### To be done
Scan the records for the string "this"; copy each line where it occurs.

### Task data
----------------
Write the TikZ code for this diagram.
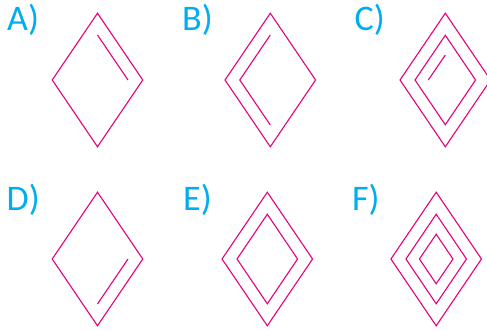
----------------
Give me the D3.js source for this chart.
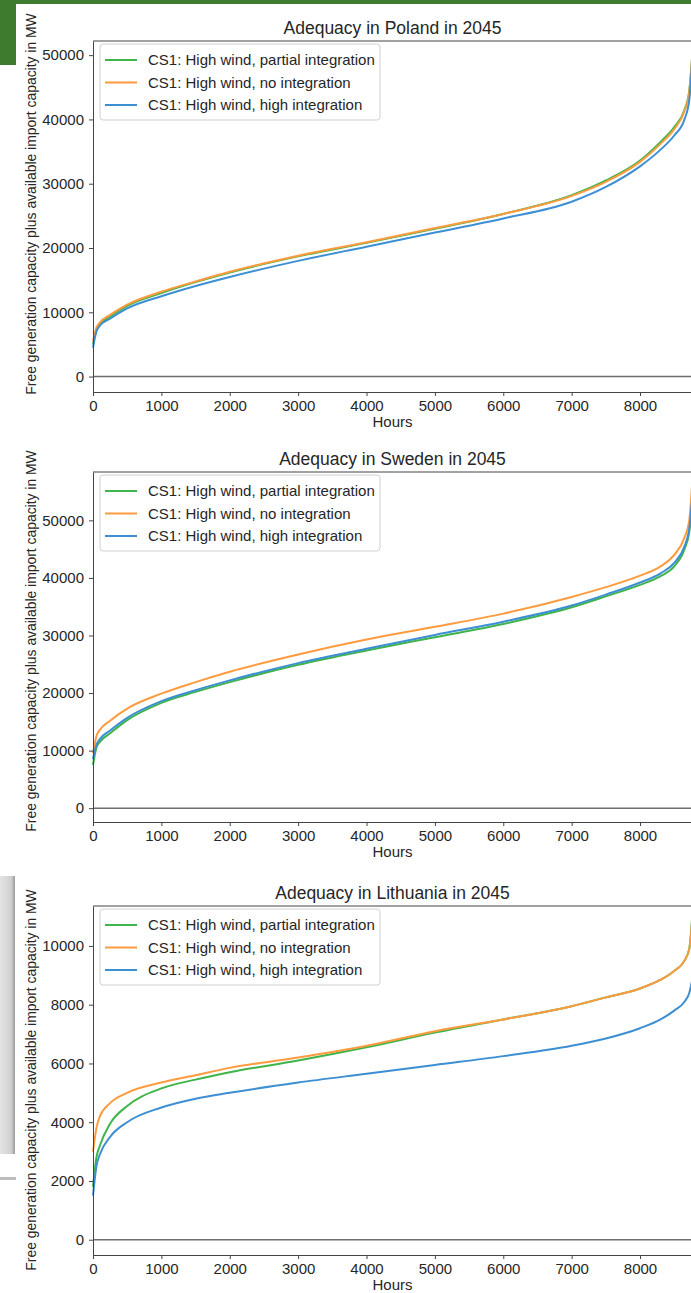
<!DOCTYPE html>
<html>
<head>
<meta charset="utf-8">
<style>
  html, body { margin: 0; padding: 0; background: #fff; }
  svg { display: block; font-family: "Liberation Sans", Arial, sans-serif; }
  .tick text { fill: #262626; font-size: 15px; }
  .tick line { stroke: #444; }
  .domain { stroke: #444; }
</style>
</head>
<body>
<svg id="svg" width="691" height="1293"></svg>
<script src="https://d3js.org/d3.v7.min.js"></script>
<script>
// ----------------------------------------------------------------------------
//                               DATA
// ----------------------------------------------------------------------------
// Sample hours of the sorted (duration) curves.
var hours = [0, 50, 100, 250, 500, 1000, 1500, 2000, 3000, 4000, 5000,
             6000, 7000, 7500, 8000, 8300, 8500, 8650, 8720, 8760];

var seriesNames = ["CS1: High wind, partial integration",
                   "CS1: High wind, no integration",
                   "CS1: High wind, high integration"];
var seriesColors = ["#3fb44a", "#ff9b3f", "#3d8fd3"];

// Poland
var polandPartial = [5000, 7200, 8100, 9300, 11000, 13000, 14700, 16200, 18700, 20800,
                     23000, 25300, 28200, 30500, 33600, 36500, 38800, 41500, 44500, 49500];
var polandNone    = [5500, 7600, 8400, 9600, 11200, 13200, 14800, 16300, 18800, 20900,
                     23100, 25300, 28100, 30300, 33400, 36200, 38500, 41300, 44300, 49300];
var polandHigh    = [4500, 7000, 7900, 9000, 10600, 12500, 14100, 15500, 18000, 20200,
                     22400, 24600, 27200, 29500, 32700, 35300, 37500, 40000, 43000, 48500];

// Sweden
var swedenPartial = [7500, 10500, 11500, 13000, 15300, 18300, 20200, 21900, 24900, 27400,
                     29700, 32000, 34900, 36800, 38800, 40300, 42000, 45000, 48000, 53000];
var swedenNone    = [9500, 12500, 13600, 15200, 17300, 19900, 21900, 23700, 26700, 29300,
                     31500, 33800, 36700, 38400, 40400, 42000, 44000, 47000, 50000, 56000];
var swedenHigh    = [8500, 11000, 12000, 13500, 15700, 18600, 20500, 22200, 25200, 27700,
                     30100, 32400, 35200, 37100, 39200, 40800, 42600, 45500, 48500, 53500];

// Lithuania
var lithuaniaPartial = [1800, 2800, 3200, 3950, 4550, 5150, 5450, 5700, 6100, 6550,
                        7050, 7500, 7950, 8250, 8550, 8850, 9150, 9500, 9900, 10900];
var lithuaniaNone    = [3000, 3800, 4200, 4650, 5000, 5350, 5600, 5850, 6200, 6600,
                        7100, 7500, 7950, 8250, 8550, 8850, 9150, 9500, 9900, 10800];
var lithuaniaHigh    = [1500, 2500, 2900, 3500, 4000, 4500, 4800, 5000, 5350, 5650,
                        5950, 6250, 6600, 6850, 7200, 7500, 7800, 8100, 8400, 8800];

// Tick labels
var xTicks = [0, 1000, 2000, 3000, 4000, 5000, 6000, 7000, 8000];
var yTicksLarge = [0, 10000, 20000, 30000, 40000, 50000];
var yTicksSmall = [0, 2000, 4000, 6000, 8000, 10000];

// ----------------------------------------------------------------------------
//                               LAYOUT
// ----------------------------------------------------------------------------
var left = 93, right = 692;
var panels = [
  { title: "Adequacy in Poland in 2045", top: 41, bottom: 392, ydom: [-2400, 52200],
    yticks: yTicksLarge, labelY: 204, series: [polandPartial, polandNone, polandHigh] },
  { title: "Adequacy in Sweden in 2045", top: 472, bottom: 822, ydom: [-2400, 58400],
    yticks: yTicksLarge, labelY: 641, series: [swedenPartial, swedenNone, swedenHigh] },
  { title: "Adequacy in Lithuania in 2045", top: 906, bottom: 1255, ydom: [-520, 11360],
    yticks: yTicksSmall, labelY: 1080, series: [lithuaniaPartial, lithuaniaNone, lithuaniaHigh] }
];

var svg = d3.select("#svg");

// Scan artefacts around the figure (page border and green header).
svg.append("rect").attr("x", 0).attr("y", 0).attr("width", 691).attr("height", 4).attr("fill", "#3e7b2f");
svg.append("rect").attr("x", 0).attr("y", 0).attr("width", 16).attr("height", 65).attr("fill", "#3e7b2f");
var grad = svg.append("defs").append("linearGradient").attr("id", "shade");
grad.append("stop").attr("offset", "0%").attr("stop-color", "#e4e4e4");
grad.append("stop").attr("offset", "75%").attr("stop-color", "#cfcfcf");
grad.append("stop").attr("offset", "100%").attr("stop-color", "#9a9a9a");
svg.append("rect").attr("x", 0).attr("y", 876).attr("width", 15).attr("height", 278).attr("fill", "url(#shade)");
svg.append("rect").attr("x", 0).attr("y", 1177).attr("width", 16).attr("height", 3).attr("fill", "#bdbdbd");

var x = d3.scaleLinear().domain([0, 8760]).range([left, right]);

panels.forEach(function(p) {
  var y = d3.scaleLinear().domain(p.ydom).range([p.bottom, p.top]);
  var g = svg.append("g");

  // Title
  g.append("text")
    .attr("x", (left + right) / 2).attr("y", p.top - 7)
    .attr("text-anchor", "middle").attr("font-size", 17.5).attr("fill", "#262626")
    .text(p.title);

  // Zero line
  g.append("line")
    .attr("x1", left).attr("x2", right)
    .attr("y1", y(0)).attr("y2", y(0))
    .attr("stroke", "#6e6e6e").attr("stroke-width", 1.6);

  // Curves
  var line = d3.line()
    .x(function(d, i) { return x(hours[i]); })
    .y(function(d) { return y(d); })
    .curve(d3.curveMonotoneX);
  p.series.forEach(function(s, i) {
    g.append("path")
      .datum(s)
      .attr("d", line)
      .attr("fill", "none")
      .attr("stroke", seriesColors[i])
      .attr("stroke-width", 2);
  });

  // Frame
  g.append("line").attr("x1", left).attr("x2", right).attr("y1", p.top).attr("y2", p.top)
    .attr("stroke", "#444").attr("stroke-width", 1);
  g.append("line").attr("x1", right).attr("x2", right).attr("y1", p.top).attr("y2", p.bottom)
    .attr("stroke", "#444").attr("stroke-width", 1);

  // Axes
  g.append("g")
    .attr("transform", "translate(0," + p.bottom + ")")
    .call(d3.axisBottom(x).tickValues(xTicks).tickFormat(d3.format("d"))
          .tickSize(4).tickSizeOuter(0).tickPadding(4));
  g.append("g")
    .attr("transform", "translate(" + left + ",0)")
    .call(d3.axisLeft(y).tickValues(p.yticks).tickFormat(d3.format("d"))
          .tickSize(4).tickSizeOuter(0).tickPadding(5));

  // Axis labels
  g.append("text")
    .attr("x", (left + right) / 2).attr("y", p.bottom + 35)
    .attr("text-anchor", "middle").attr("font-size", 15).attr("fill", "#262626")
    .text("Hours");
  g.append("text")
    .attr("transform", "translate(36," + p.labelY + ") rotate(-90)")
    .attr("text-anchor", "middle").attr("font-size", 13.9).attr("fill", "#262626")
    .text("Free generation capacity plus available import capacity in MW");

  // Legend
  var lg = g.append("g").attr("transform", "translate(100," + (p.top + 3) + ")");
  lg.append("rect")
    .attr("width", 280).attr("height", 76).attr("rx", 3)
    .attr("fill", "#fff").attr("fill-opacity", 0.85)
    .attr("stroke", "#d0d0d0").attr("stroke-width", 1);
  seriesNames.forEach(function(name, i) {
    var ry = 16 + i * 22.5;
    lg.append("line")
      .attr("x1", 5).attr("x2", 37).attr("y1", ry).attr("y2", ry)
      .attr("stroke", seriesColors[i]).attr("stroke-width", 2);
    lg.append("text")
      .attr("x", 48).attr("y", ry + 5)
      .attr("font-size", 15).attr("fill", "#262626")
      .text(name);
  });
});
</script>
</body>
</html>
----------------
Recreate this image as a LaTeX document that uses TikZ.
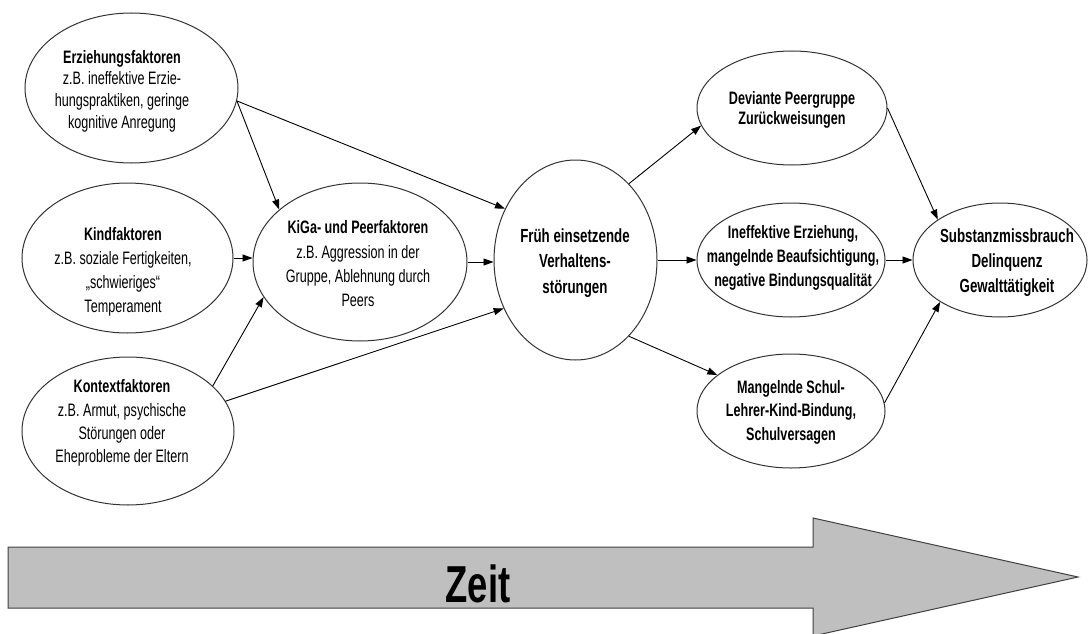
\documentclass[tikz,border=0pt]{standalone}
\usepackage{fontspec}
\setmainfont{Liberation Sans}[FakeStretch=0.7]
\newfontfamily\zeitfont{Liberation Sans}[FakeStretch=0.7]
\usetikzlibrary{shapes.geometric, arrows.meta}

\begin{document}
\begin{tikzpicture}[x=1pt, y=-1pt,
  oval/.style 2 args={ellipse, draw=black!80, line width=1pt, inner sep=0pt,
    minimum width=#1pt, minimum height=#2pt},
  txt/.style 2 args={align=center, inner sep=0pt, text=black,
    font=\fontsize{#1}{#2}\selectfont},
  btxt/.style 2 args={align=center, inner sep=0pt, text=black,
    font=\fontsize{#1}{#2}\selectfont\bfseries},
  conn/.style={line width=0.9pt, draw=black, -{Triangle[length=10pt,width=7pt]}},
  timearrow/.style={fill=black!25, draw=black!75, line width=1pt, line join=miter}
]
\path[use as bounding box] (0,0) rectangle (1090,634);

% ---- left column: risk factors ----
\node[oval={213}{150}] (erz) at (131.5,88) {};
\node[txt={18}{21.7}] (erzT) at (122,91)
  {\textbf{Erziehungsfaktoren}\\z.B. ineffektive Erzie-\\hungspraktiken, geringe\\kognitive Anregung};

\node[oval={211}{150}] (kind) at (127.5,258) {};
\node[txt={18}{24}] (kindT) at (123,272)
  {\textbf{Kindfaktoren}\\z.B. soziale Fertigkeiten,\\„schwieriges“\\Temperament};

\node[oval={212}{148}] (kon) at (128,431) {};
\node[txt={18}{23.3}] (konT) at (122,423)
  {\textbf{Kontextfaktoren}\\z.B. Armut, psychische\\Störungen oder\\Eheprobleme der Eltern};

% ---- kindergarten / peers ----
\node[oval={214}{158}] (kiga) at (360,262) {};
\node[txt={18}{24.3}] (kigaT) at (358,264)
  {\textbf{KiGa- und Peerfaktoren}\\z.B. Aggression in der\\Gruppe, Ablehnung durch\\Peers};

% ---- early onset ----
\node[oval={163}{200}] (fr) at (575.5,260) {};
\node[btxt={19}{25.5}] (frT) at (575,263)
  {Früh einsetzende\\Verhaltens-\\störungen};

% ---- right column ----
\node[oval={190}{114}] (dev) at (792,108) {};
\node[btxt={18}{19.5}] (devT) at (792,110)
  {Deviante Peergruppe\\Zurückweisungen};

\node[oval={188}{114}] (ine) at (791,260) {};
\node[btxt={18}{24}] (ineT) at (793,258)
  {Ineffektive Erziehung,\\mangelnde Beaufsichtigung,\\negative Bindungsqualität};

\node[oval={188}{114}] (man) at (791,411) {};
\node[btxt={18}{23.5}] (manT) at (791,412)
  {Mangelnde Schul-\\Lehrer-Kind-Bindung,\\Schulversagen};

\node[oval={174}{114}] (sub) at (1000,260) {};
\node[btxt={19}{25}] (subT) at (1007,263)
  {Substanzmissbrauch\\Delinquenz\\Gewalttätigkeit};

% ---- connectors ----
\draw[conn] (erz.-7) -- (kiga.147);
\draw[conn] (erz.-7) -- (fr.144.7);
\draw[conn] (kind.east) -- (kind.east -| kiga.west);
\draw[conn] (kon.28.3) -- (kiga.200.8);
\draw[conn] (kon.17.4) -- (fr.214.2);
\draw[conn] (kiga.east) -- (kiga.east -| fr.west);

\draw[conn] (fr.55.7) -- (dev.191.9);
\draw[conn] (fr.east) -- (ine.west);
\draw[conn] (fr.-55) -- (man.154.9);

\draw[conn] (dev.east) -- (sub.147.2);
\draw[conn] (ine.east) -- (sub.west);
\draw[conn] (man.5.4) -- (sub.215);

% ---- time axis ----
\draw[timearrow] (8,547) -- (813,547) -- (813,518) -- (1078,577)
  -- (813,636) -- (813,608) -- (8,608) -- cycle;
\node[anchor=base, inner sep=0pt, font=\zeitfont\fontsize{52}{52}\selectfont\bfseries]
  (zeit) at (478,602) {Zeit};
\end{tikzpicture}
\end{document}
----------------
### Complete answer
Write the TikZ code for this diagram.
Give me the D3.js source for this chart.
Recreate this image as a LaTeX document that uses TikZ.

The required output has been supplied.